ISSUES AND CHALLENGES IN IMPLEMENTING MOBILE LEARNING IN MALAYSIAN SCHOOLS
This study established the issues and challenges in implementing mobile learning via mobile phones to support English Language learning in Malaysian schools. The findings were gathered from English subject leaders, ICT subject leaders, head teachers and deputy head teachers from 4 schools in the United Kingdom. In addition, the study also gathered the perspectives from English subject leaders, ICT subject leaders, head teachers, deputy head teachers from 9 schools in Malaysia and the officers in the Ministry of Education Malaysia.
It has been established that there are challenges to implement mobile learning via mobile phones in Malaysian schools. The challenges to implement mobile learning are based on the following key points: issue with misuse, issue with current policy, issue with management and maintenance, issue with stakeholders, issue with digital divide and issue with personal space invasion.

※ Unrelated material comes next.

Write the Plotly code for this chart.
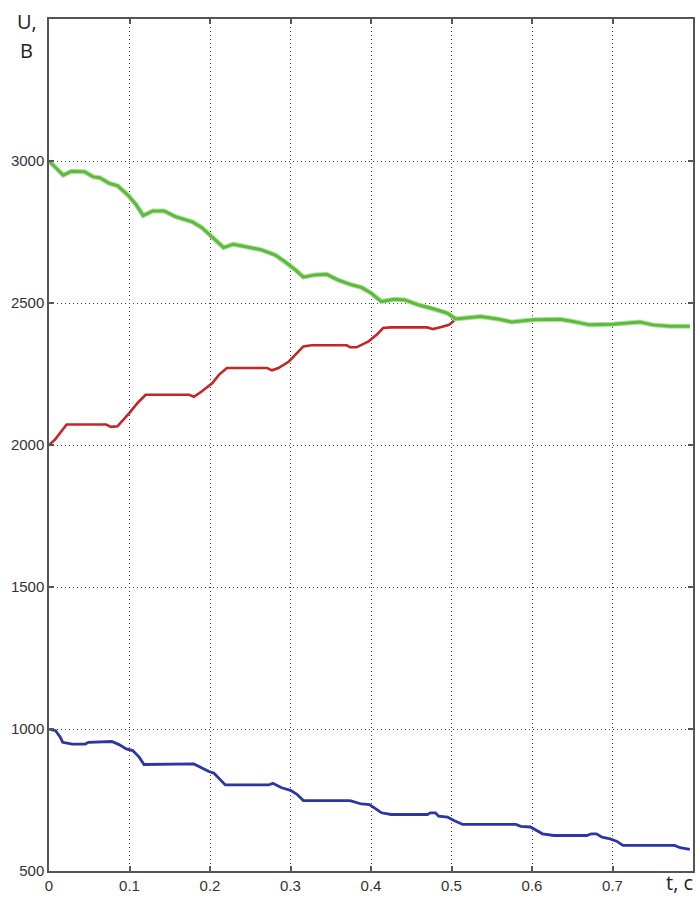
import plotly.graph_objects as go

# Green curve
t_green = [0, 0.0177, 0.028, 0.044, 0.055, 0.063, 0.075, 0.085, 0.098, 0.108, 0.117, 0.129, 0.143,
           0.157, 0.178, 0.19, 0.202, 0.217, 0.229, 0.248, 0.264, 0.281, 0.293, 0.306, 0.316, 0.33,
           0.345, 0.359, 0.376, 0.388, 0.4, 0.413, 0.429, 0.442, 0.458, 0.479, 0.495, 0.505, 0.52,
           0.536, 0.557, 0.575, 0.602, 0.635, 0.651, 0.672, 0.7, 0.734, 0.75, 0.771, 0.796]
u_green = [3000, 2950, 2964, 2962, 2944, 2941, 2921, 2913, 2880, 2847, 2808, 2824, 2824,
           2804, 2786, 2765, 2734, 2695, 2707, 2695, 2687, 2669, 2646, 2617, 2591, 2599,
           2601, 2581, 2564, 2555, 2535, 2505, 2513, 2511, 2494, 2479, 2464, 2444, 2449,
           2452, 2444, 2433, 2441, 2443, 2435, 2423, 2425, 2433, 2423, 2418, 2418]

# Red curve
t_red = [0, 0.0074, 0.0219, 0.071, 0.077, 0.085, 0.1, 0.11, 0.12, 0.174, 0.18, 0.19, 0.203, 0.211,
         0.221, 0.248, 0.271, 0.277, 0.285, 0.298, 0.306, 0.316, 0.326, 0.37, 0.374, 0.382, 0.397,
         0.407, 0.415, 0.425, 0.47, 0.477, 0.485, 0.497, 0.505, 0.52, 0.536, 0.557, 0.575, 0.602,
         0.635, 0.651, 0.672, 0.7, 0.734, 0.75, 0.771, 0.796]
u_red = [2000, 2019, 2072, 2072, 2064, 2066, 2113, 2148, 2177, 2177, 2170, 2189, 2218, 2247,
         2271, 2271, 2271, 2263, 2271, 2294, 2318, 2347, 2351, 2351, 2344, 2344, 2365,
         2388, 2412, 2414, 2414, 2408, 2414, 2423, 2443, 2449, 2454, 2444, 2433, 2441,
         2445, 2435, 2423, 2425, 2435, 2423, 2418, 2418]

# Blue curve
t_blue = [0, 0.0082, 0.014, 0.017, 0.029, 0.045, 0.049, 0.078, 0.087, 0.096, 0.104, 0.112, 0.118,
          0.176, 0.18, 0.19, 0.198, 0.205, 0.215, 0.219, 0.273, 0.278, 0.289, 0.3, 0.308, 0.316,
          0.372, 0.375, 0.388, 0.398, 0.406, 0.413, 0.425, 0.47, 0.474, 0.48, 0.484, 0.495, 0.503,
          0.514, 0.58, 0.586, 0.598, 0.605, 0.613, 0.627, 0.668, 0.674, 0.68, 0.687, 0.697, 0.705,
          0.713, 0.777, 0.784, 0.796]
u_blue = [1000, 994, 971, 953, 947, 947, 953, 956, 945, 930, 924, 901, 875,
          875, 877, 863, 851, 844, 813, 803, 803, 809, 793, 784, 770, 748,
          748, 747, 736, 734, 719, 705, 699, 699, 705, 705, 693, 690, 678,
          664, 664, 657, 655, 643, 631, 625, 625, 631, 631, 619, 613, 605,
          590, 590, 582, 576]

x_ticks = [0, 0.1, 0.2, 0.3, 0.4, 0.5, 0.6, 0.7]
x_labels = ["0", "0.1", "0.2", "0.3", "0.4", "0.5", "0.6", "0.7"]
y_ticks = [500, 1000, 1500, 2000, 2500, 3000]
y_labels = ["500", "1000", "1500", "2000", "2500", "3000"]

fig = go.Figure()
fig.add_trace(go.Scatter(x=t_blue, y=u_blue, mode="lines",
                         line=dict(color="#2b36a3", width=2.8), showlegend=False))
fig.add_trace(go.Scatter(x=t_red, y=u_red, mode="lines",
                         line=dict(color="#c42626", width=2.6), showlegend=False))
fig.add_trace(go.Scatter(x=t_green, y=u_green, mode="lines",
                         line=dict(color="#b3e0a2", width=5), showlegend=False, hoverinfo="skip"))
fig.add_trace(go.Scatter(x=t_green, y=u_green, mode="lines",
                         line=dict(color="#5cba3c", width=3), showlegend=False))

axis_common = dict(
    showgrid=True, gridcolor="#444444", griddash="1px,3px", gridwidth=1,
    showline=True, linecolor="#555555", linewidth=1.5, mirror="ticks",
    ticks="inside", ticklen=5, tickcolor="#555555", tickwidth=1.5,
    zeroline=False, tickfont=dict(family="Liberation Sans", size=15, color="#333333"),
)

fig.update_xaxes(range=[0, 0.8], tickvals=x_ticks, ticktext=x_labels, **axis_common)
fig.update_yaxes(range=[500, 3500], tickvals=y_ticks, ticktext=y_labels, **axis_common)

fig.update_layout(
    width=700, height=899,
    margin=dict(l=49, r=5, t=19, b=25),
    plot_bgcolor="white", paper_bgcolor="white",
    annotations=[
        dict(text="U,", xref="paper", yref="paper", x=-0.053, y=0.9975, xanchor="left", yanchor="middle",
             showarrow=False, font=dict(family="Open Sans", size=20, color="#222222")),
        dict(text="B", xref="paper", yref="paper", x=-0.048, y=0.9635, xanchor="left", yanchor="middle",
             showarrow=False, font=dict(family="Open Sans", size=20, color="#222222")),
        dict(text="t, c", xref="paper", yref="paper", x=1.003, y=-0.014, xanchor="right", yanchor="middle",
             showarrow=False, font=dict(family="Open Sans", size=20, color="#222222")),
    ],
)

fig.write_html(
    "out.html",
    config={"displayModeBar": False},
    post_script="document.body.style.margin='0';document.body.style.overflow='hidden';",
)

With regard to misuse, respondents believed that misuse is a major challenge that needs to be dealt with to implement mobile learning. The respondents believed that misuse might discourage the government to support the use of mobile phones in education. There are possibility of misuse via MMS and Bluetooth. It is also possible that cyber bullying will occur through mobile phones. Respondents also concern that there would be burden for the teachers to handle misuse. For the respondents, policy is another challenge to implement mobile learning. The policy which prohibited the use of mobile phones at schools would become the challenge to implement mobile learning. Only with changes in the policy, mobile learning could be implemented in Malaysian schools. Another major issue which was raised by the respondents is management and maintenance. Respondents are concern with the cost in deploying mobile phones for teaching and learning. They also believed that the organisation of mobile learning is time consuming. Other concerns related to management and maintenance is technical issue, theft, loss and health hazard. In addition, respondents also believed that the stakeholders’ attitude might be a challenge to implement mobile learning. The challenges might arise from the students, teachers, parents and the community. Another issue which was raised by the respondents is the issue with digital divide. Although for some respondents the use of mobile phones is cost effective, it might also lead to digital divide as the result of possible cost issue. The final challenge which was highlighted by the respondents is associated with personal space invasion. For some students, they might be bemused with the concepts of using their own mobile phones for educational purposes.
This study contributes towards the body of knowledge of mobile learning in Malaysia as a developing country where mobile learning is still in its infancy. It adds value in understanding the situation of mobile learning in Malaysia, which could be replicated to other developing countries in embracing the potential of mobile learning in mainstream education.